## Stated task
Skip every image and restate the data word for word.

———

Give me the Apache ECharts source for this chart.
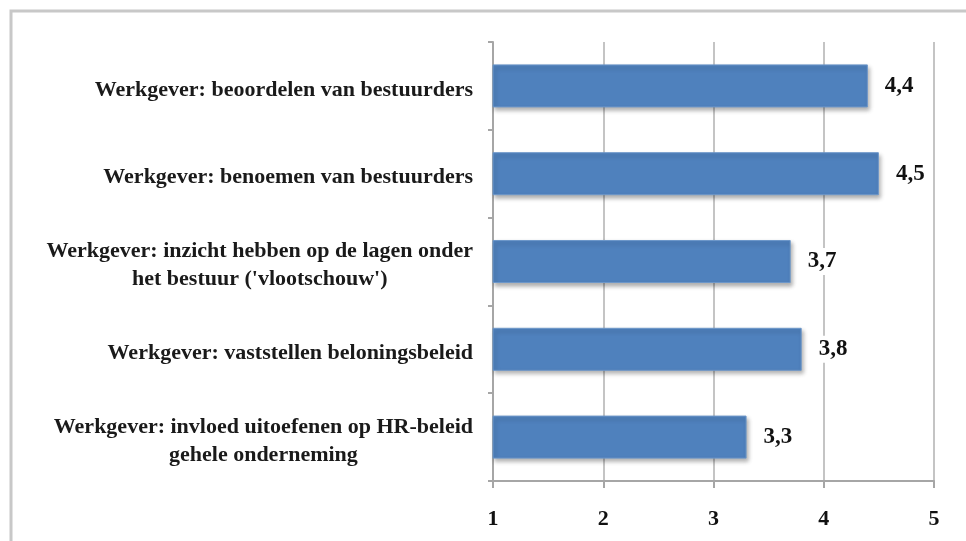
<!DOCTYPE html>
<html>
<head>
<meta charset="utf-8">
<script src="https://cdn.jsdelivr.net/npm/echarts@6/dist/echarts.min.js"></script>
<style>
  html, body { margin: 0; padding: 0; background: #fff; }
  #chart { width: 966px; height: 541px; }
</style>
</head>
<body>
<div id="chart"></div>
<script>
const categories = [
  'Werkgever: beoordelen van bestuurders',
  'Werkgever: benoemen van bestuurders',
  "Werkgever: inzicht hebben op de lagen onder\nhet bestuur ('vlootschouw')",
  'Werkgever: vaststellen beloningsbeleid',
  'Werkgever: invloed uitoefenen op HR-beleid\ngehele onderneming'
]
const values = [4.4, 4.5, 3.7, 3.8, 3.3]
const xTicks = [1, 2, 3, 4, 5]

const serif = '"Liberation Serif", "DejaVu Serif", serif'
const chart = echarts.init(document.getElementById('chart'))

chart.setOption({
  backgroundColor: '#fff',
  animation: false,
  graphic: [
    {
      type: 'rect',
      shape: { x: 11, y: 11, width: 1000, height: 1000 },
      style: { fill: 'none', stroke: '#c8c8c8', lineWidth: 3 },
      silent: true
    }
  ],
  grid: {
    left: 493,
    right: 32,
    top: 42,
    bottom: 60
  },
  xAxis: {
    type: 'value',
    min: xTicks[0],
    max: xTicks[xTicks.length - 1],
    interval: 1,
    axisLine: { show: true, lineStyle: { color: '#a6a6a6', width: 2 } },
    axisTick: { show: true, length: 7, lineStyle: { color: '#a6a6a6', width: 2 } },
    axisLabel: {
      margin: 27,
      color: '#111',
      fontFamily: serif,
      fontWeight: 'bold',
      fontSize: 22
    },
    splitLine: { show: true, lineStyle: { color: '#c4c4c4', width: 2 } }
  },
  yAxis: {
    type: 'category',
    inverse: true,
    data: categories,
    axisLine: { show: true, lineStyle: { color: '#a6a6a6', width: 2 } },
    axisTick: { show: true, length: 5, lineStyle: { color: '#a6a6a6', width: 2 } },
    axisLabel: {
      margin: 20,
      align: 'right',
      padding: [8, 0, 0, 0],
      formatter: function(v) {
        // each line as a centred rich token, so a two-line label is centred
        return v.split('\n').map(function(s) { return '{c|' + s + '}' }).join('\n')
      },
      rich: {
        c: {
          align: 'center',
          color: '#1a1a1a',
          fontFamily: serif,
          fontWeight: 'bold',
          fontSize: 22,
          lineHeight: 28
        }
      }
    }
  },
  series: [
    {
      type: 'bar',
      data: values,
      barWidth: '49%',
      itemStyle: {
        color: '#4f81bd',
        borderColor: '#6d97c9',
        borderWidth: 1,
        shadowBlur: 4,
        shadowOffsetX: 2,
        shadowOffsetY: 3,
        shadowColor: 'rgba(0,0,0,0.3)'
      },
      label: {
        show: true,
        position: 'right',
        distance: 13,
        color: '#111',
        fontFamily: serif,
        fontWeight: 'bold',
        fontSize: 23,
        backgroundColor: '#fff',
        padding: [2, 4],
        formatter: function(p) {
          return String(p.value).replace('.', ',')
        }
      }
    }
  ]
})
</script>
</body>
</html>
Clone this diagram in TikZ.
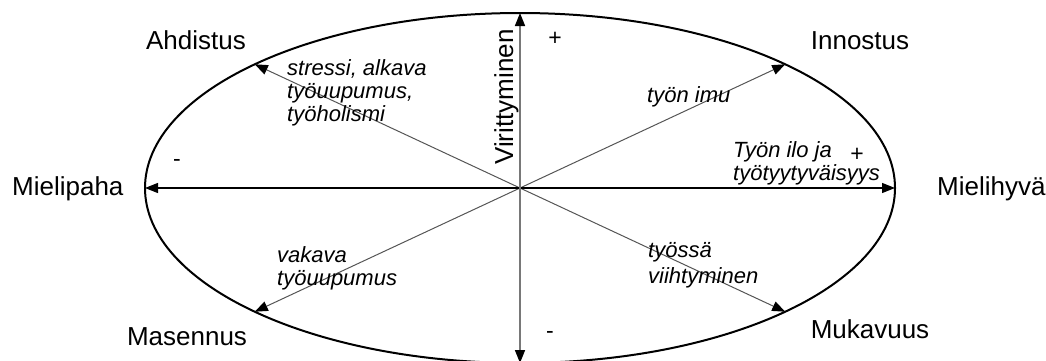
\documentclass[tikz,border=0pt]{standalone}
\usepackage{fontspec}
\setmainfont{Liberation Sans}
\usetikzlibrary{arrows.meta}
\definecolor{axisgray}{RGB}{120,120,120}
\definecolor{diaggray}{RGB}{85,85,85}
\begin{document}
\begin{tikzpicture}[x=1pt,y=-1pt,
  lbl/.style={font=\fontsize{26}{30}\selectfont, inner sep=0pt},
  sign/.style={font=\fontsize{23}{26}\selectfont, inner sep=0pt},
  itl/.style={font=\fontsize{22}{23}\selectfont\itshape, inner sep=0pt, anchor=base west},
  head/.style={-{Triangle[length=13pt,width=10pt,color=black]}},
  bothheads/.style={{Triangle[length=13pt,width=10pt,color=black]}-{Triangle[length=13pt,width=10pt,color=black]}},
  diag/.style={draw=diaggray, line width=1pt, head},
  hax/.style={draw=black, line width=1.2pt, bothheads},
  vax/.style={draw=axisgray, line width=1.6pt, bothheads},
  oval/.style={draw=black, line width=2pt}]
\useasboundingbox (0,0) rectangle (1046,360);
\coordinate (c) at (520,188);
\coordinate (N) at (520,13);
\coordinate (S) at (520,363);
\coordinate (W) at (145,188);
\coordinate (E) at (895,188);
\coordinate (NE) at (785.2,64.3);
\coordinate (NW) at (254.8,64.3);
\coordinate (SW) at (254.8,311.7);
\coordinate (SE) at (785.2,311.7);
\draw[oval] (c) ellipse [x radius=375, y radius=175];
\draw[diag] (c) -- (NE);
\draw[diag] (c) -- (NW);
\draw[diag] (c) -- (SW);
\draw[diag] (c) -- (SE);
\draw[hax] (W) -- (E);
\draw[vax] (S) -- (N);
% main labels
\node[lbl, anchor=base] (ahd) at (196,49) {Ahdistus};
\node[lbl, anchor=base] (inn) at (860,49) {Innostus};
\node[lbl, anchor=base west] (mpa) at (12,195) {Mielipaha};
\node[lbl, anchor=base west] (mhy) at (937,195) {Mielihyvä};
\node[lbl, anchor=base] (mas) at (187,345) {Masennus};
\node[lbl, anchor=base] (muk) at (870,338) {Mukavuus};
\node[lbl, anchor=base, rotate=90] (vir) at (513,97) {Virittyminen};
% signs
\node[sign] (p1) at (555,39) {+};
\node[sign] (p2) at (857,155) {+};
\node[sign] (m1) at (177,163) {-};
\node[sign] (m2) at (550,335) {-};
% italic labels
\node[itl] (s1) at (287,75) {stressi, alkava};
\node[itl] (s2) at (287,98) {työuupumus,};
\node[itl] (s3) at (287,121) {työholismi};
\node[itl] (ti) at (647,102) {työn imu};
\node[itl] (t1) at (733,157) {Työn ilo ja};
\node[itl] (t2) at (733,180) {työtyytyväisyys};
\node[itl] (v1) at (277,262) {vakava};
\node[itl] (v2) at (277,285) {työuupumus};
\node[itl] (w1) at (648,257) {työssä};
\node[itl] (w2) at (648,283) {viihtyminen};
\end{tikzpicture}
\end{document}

———

## Answer
Give me the Apache ECharts source for this chart.
<!DOCTYPE html>
<html>
<head>
<meta charset="utf-8">
<script src="https://cdn.jsdelivr.net/npm/echarts@6/dist/echarts.min.js"></script>
<style>
  html, body { margin: 0; padding: 0; background: #fff; }
  #chart { width: 966px; height: 541px; }
</style>
</head>
<body>
<div id="chart"></div>
<script>
const categories = [
  'Werkgever: beoordelen van bestuurders',
  'Werkgever: benoemen van bestuurders',
  "Werkgever: inzicht hebben op de lagen onder\nhet bestuur ('vlootschouw')",
  'Werkgever: vaststellen beloningsbeleid',
  'Werkgever: invloed uitoefenen op HR-beleid\ngehele onderneming'
]
const values = [4.4, 4.5, 3.7, 3.8, 3.3]
const xTicks = [1, 2, 3, 4, 5]

const serif = '"Liberation Serif", "DejaVu Serif", serif'
const chart = echarts.init(document.getElementById('chart'))

chart.setOption({
  backgroundColor: '#fff',
  animation: false,
  graphic: [
    {
      type: 'rect',
      shape: { x: 11, y: 11, width: 1000, height: 1000 },
      style: { fill: 'none', stroke: '#c8c8c8', lineWidth: 3 },
      silent: true
    }
  ],
  grid: {
    left: 493,
    right: 32,
    top: 42,
    bottom: 60
  },
  xAxis: {
    type: 'value',
    min: xTicks[0],
    max: xTicks[xTicks.length - 1],
    interval: 1,
    axisLine: { show: true, lineStyle: { color: '#a6a6a6', width: 2 } },
    axisTick: { show: true, length: 7, lineStyle: { color: '#a6a6a6', width: 2 } },
    axisLabel: {
      margin: 27,
      color: '#111',
      fontFamily: serif,
      fontWeight: 'bold',
      fontSize: 22
    },
    splitLine: { show: true, lineStyle: { color: '#c4c4c4', width: 2 } }
  },
  yAxis: {
    type: 'category',
    inverse: true,
    data: categories,
    axisLine: { show: true, lineStyle: { color: '#a6a6a6', width: 2 } },
    axisTick: { show: true, length: 5, lineStyle: { color: '#a6a6a6', width: 2 } },
    axisLabel: {
      margin: 20,
      align: 'right',
      padding: [8, 0, 0, 0],
      formatter: function(v) {
        // each line as a centred rich token, so a two-line label is centred
        return v.split('\n').map(function(s) { return '{c|' + s + '}' }).join('\n')
      },
      rich: {
        c: {
          align: 'center',
          color: '#1a1a1a',
          fontFamily: serif,
          fontWeight: 'bold',
          fontSize: 22,
          lineHeight: 28
        }
      }
    }
  },
  series: [
    {
      type: 'bar',
      data: values,
      barWidth: '49%',
      itemStyle: {
        color: '#4f81bd',
        borderColor: '#6d97c9',
        borderWidth: 1,
        shadowBlur: 4,
        shadowOffsetX: 2,
        shadowOffsetY: 3,
        shadowColor: 'rgba(0,0,0,0.3)'
      },
      label: {
        show: true,
        position: 'right',
        distance: 13,
        color: '#111',
        fontFamily: serif,
        fontWeight: 'bold',
        fontSize: 23,
        backgroundColor: '#fff',
        padding: [2, 4],
        formatter: function(p) {
          return String(p.value).replace('.', ',')
        }
      }
    }
  ]
})
</script>
</body>
</html>
Clone this diagram in TikZ.
\documentclass[tikz,border=0pt]{standalone}
\usepackage{fontspec}
\setmainfont{Liberation Sans}
\usetikzlibrary{arrows.meta}
\definecolor{axisgray}{RGB}{120,120,120}
\definecolor{diaggray}{RGB}{85,85,85}
\begin{document}
\begin{tikzpicture}[x=1pt,y=-1pt,
  lbl/.style={font=\fontsize{26}{30}\selectfont, inner sep=0pt},
  sign/.style={font=\fontsize{23}{26}\selectfont, inner sep=0pt},
  itl/.style={font=\fontsize{22}{23}\selectfont\itshape, inner sep=0pt, anchor=base west},
  head/.style={-{Triangle[length=13pt,width=10pt,color=black]}},
  bothheads/.style={{Triangle[length=13pt,width=10pt,color=black]}-{Triangle[length=13pt,width=10pt,color=black]}},
  diag/.style={draw=diaggray, line width=1pt, head},
  hax/.style={draw=black, line width=1.2pt, bothheads},
  vax/.style={draw=axisgray, line width=1.6pt, bothheads},
  oval/.style={draw=black, line width=2pt}]
\useasboundingbox (0,0) rectangle (1046,360);
\coordinate (c) at (520,188);
\coordinate (N) at (520,13);
\coordinate (S) at (520,363);
\coordinate (W) at (145,188);
\coordinate (E) at (895,188);
\coordinate (NE) at (785.2,64.3);
\coordinate (NW) at (254.8,64.3);
\coordinate (SW) at (254.8,311.7);
\coordinate (SE) at (785.2,311.7);
\draw[oval] (c) ellipse [x radius=375, y radius=175];
\draw[diag] (c) -- (NE);
\draw[diag] (c) -- (NW);
\draw[diag] (c) -- (SW);
\draw[diag] (c) -- (SE);
\draw[hax] (W) -- (E);
\draw[vax] (S) -- (N);
% main labels
\node[lbl, anchor=base] (ahd) at (196,49) {Ahdistus};
\node[lbl, anchor=base] (inn) at (860,49) {Innostus};
\node[lbl, anchor=base west] (mpa) at (12,195) {Mielipaha};
\node[lbl, anchor=base west] (mhy) at (937,195) {Mielihyvä};
\node[lbl, anchor=base] (mas) at (187,345) {Masennus};
\node[lbl, anchor=base] (muk) at (870,338) {Mukavuus};
\node[lbl, anchor=base, rotate=90] (vir) at (513,97) {Virittyminen};
% signs
\node[sign] (p1) at (555,39) {+};
\node[sign] (p2) at (857,155) {+};
\node[sign] (m1) at (177,163) {-};
\node[sign] (m2) at (550,335) {-};
% italic labels
\node[itl] (s1) at (287,75) {stressi, alkava};
\node[itl] (s2) at (287,98) {työuupumus,};
\node[itl] (s3) at (287,121) {työholismi};
\node[itl] (ti) at (647,102) {työn imu};
\node[itl] (t1) at (733,157) {Työn ilo ja};
\node[itl] (t2) at (733,180) {työtyytyväisyys};
\node[itl] (v1) at (277,262) {vakava};
\node[itl] (v2) at (277,285) {työuupumus};
\node[itl] (w1) at (648,257) {työssä};
\node[itl] (w2) at (648,283) {viihtyminen};
\end{tikzpicture}
\end{document}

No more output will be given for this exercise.